Piero dei Lugari

Piero ha vissuto tutta la vita in montagna. Anche quando ormai vecchio si è dovuto adattare alla vita di pianura, appena il disgelo lo permetteva, si faceva accompagnare lassù sul suo Grappa.

Conobbi Piero un po’ per caso, ero alla ricerca di storie di uomini e montagna e il suo nome ritornava spesso, così un bel giorno mi feci coraggio e mi avventurai nel suo giardino. Piero era seduto come tutti i giorni sulla sua vecchia sedia ad osservare la strada che porta alla Campeja.

“Giorno Piero!”

Nessuna risposta. Ripeto il saluto, convinto di non essere stato sentito ma nulla. Poi un cenno e due parole:

“Siediti qui bocia

Piero mi indicò una vecchia sedia impagliata proprio di fronte a lui. Quella era la sedia degli ospiti, amici e conoscenti passavano a salutarlo così spesso che trovarla “fredda” era un’occasione assai rara.

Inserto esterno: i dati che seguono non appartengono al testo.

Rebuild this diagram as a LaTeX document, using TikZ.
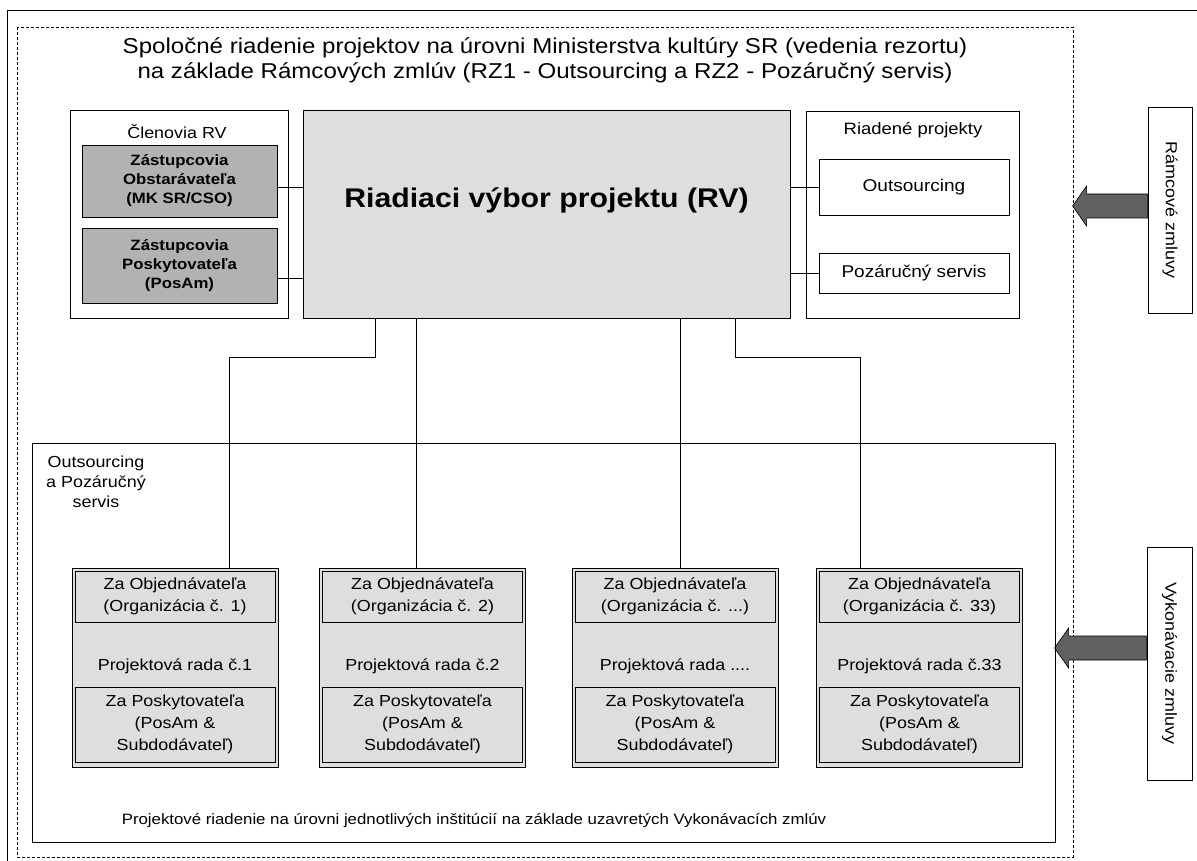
\documentclass[tikz,border=0pt]{standalone}
\usepackage{fontspec}
\setmainfont[FakeStretch=1.12]{Liberation Sans}
\newcommand\fs[2]{\fontsize{#1}{#2}\selectfont}
\begin{document}
\begin{tikzpicture}[x=1pt,y=-1pt,line width=0.8pt,
  box/.style={draw, align=center, inner sep=0pt},
  light/.style={fill=black!13},
  dark/.style={fill=black!30},
  frame/.style={draw, line width=0.7pt},
  conn/.style={draw, line width=0.8pt},
  barrow/.style={draw, fill=black!62, line width=0.6pt}]
\useasboundingbox (0,0) rectangle (1197,861);
\begin{scope}
\clip (0,0) rectangle (1197,861);
\draw[frame] (7,10) rectangle (1210,875);
\end{scope}
\draw[frame, densely dashed] (17,27) rectangle (1073,857);

\node[font=\fs{21.5}{25}, align=center] (title) at (545,60) {Spoločné riadenie projektov na úrovni Ministerstva kultúry SR (vedenia rezortu)\\na základe Rámcových zmlúv (RZ1 - Outsourcing a RZ2 - Pozáručný servis)};

% members
\node[box, minimum width=218pt, minimum height=208pt] (members) at (179,214) {};
\node[font=\fs{16}{19}] (membersT) at (177,132) {Členovia RV};
\node[box, dark, minimum width=195pt, minimum height=72pt, font=\bfseries\fs{15}{19}] (z1) at (179.5,181) {Zástupcovia\\Obstarávateľa\\(MK SR/CSO)};
\node[box, dark, minimum width=195pt, minimum height=75pt, font=\bfseries\fs{15}{19}] (z2) at (179.5,265.5) {Zástupcovia\\Poskytovateľa\\(PosAm)};

% main
\node[box, light, minimum width=487pt, minimum height=208pt] (main) at (546.5,214) {};
\node[font=\bfseries\fs{27}{30}] (mainT) at (546.5,200) {Riadiaci výbor projektu (RV)};

% managed projects
\node[box, minimum width=213pt, minimum height=207pt] (rp) at (912.5,214.5) {};
\node[font=\fs{16.5}{19}] (rpT) at (913,130) {Riadené projekty};
\node[box, minimum width=190pt, minimum height=56pt, font=\fs{17}{20}] (out) at (914,187) {Outsourcing};
\node[box, minimum width=190pt, minimum height=40pt, font=\fs{17}{20}] (poz) at (914,273) {Pozáručný servis};

\coordinate (z1c) at ([yshift=-6pt]z1.east);
\coordinate (z2c) at ([yshift=-12.5pt]z2.east);
\draw[conn] (z1c) -- (z1c -| main.west);
\draw[conn] (z2c) -- (z2c -| main.west);
\draw[conn] (out.west) -- (out.west -| main.east);
\draw[conn] (poz.west) -- (poz.west -| main.east);

% right side contract boxes
\node[box, minimum width=44pt, minimum height=206pt] (rz) at (1170,210) {};
\node[rotate=-90, font=\fs{16}{19}] (rzT) at (rz.center) {Rámcové zmluvy};
\node[box, minimum width=45pt, minimum height=233pt] (vz) at (1169.5,663.5) {};
\node[rotate=-90, font=\fs{16}{19}] (vzT) at (vz.center) {Vykonávacie zmluvy};

\coordinate (a1) at ([yshift=4pt]rz.west);
\filldraw[barrow] (a1) ++(0,-12) -- ++(-61,0) -- ++(0,-8) -- ++(-14,20) -- ++(14,20) -- ++(0,-8) -- ++(61,0) -- cycle;
\coordinate (a2) at ([yshift=15.5pt]vz.west);
\filldraw[barrow] (a2) ++(0,-12) -- ++(-78,0) -- ++(0,-8) -- ++(-14,20) -- ++(14,20) -- ++(0,-8) -- ++(78,0) -- cycle;

% lower box
\node[box, minimum width=1023pt, minimum height=399pt] (low) at (543.5,642.5) {};
\node[font=\fs{16}{20}, align=center] (lowT) at (96,482) {Outsourcing\\a Pozáručný\\servis};
\node[font=\fs{15}{19}] (lowB) at (474,821) {Projektové riadenie na úrovni jednotlivých inštitúcií na základe uzavretých Vykonávacích zmlúv};

\foreach \n/\cx/\org/\rada in {1/175/1/č.1, 2/422.5/2/č.2, 3/675/{...}/{....}, 4/919.5/33/č.33}{
  \node[box, light, minimum width=206pt, minimum height=199pt] (c\n) at (\cx,667.5) {};
  \node[box, light, minimum width=200pt, minimum height=51pt, font=\fs{16}{22}] (c\n a) at (\cx,596.5) {Za Objednávateľa\\(Organizácia č. \org)};
  \node[font=\fs{16}{19}] (c\n r) at (\cx,666) {Projektová rada \rada};
  \node[box, light, minimum width=200pt, minimum height=75pt, font=\fs{16}{22}] (c\n b) at (\cx,724.5) {Za Poskytovateľa\\(PosAm \&\\Subdodávateľ)};
}

% connectors from main to columns
\coordinate (k1) at (375,357);
\coordinate (k1b) at (229,357);
\coordinate (k2) at (416,357);
\coordinate (k3) at (680,357);
\coordinate (k4) at (735,357);
\coordinate (k4b) at (860,357);
\draw[conn] (main.south -| k1) -- (k1) -- (k1b) -- (k1b |- c1.north);
\draw[conn] (main.south -| k2) -- (k2 |- c2.north);
\draw[conn] (main.south -| k3) -- (k3 |- c3.north);
\draw[conn] (main.south -| k4) -- (k4) -- (k4b) -- (k4b |- c4.north);
\end{tikzpicture}
\end{document}
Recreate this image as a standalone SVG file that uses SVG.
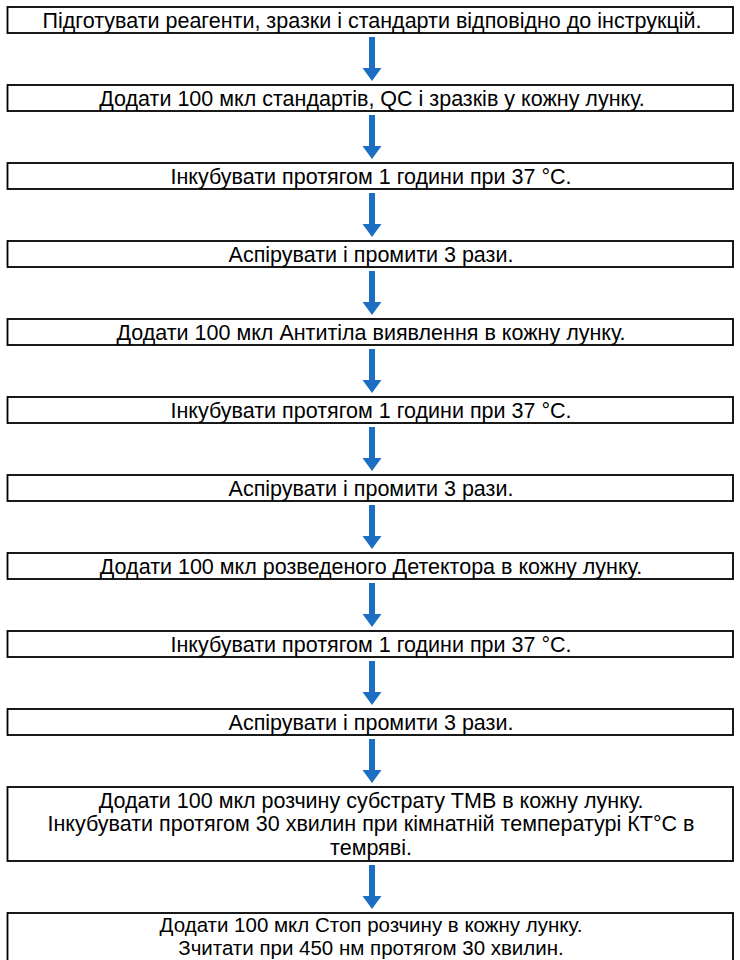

Mi accomodo e appena tocco la sedia sembra che questa sia l’interruttore per accendere Piero che inizia subito a chiacchierare, non prima di aver fatto una doverosa e fondamentale premessa:

“Bocia, spero tu abbia buona memoria perché io non ripeto!”

Inizia così il suo racconto che parte dal 1925.

“Ricordo mio padre e mia madre alla finestra. Quell’inverno era stato più nevoso del solito e non capitava spesso di vedere persone lassù da noi, con le auto poi!

Ad un certo punto vedo mio padre precipitarsi verso l’uscio della porta ed uscire. All’epoca avevo cinque anni, ma ricordo bene la folata di vento gelido quando babbo spalancò la porta e si trovò davanti il generale Giardino in persona:

“buondì buon uomo, le chiedo cortesemente un riparo per me e per questi uomini, abbiamo di che discutere di cose estremamente importanti”

Mio padre non aveva neppure il fiato per rispondere tanto era la meraviglia. Giardino allora era una figura leggendaria, per un povero montanaro, trovarselo d’improvviso davanti fu quantomeno sconcertante.

L’unica cosa che riuscì a fare fu scostarsi e con un inchino lasciar passare il piccolo gruppo verso il tinello buono. Ripresosi, ordinò a mia madre di mettere sul fuoco la minestra per rifocillare gli ospiti, indossò il tabarro e uscì verso la cantina per prendere quel poco di vino che aveva da parte per offrirlo ai suoi importanti ospiti.

Il generale era una persona estremamente cordiale, seppi poi che con lui c’erano il generale Ettore Viola, il rettore di Pavia Plinio Fraccaro, il podestà di Bassano e diversi altri ufficiali e funzionari.

Io ero piccolo e curioso e mi infilai sotto al grande tavolone di peccio. Volevo ascoltare i discorsi dei grandi.

Fu una lunga e animata discussione, il tema era il sacrario del Grappa. C’era chi non aveva alcun dubbio: doveva essere fatto assolutamente sulla cima, altri invece insistevano sul fatto che la cima era irraggiungibile per troppi mesi a causa delle nevicate e che quindi, il posto più adatto era proprio questo; Busa de Campeja.

La discussione si animava sempre di più senza che nessuno ne venisse a capo, poi all’improvviso un bell’uomo alto e forte picchiò il pugno sul tavolo così forte da mettere tutti a tacere:

“Signori, quella lassù è la cima che abbiamo difeso ed è lassù che i nostri compagni vorrebbero riposare in eterno. Sarà nostro dovere rendere sacra la cima e onore al ricordo”

Dopo qualche secondo di silenzio, Giardino riprese la parola e confermò:

“e così sia, alla salute”

Tutti alzarono al cielo i loro bicchieri, era deciso. Il sacrario si sarebbe costruito a cima Grappa.

Quel signore era Ettore Viole, il re lo considerò la più bella medaglia d’oro della Grande Guerra, ma questa sarà la prossima storia. Morì a Roma nel 1986 e fu sepolto a cima Grappa. L’unico che non è morto in guerra ad aver avuto questo onore dopo il generale Giardino.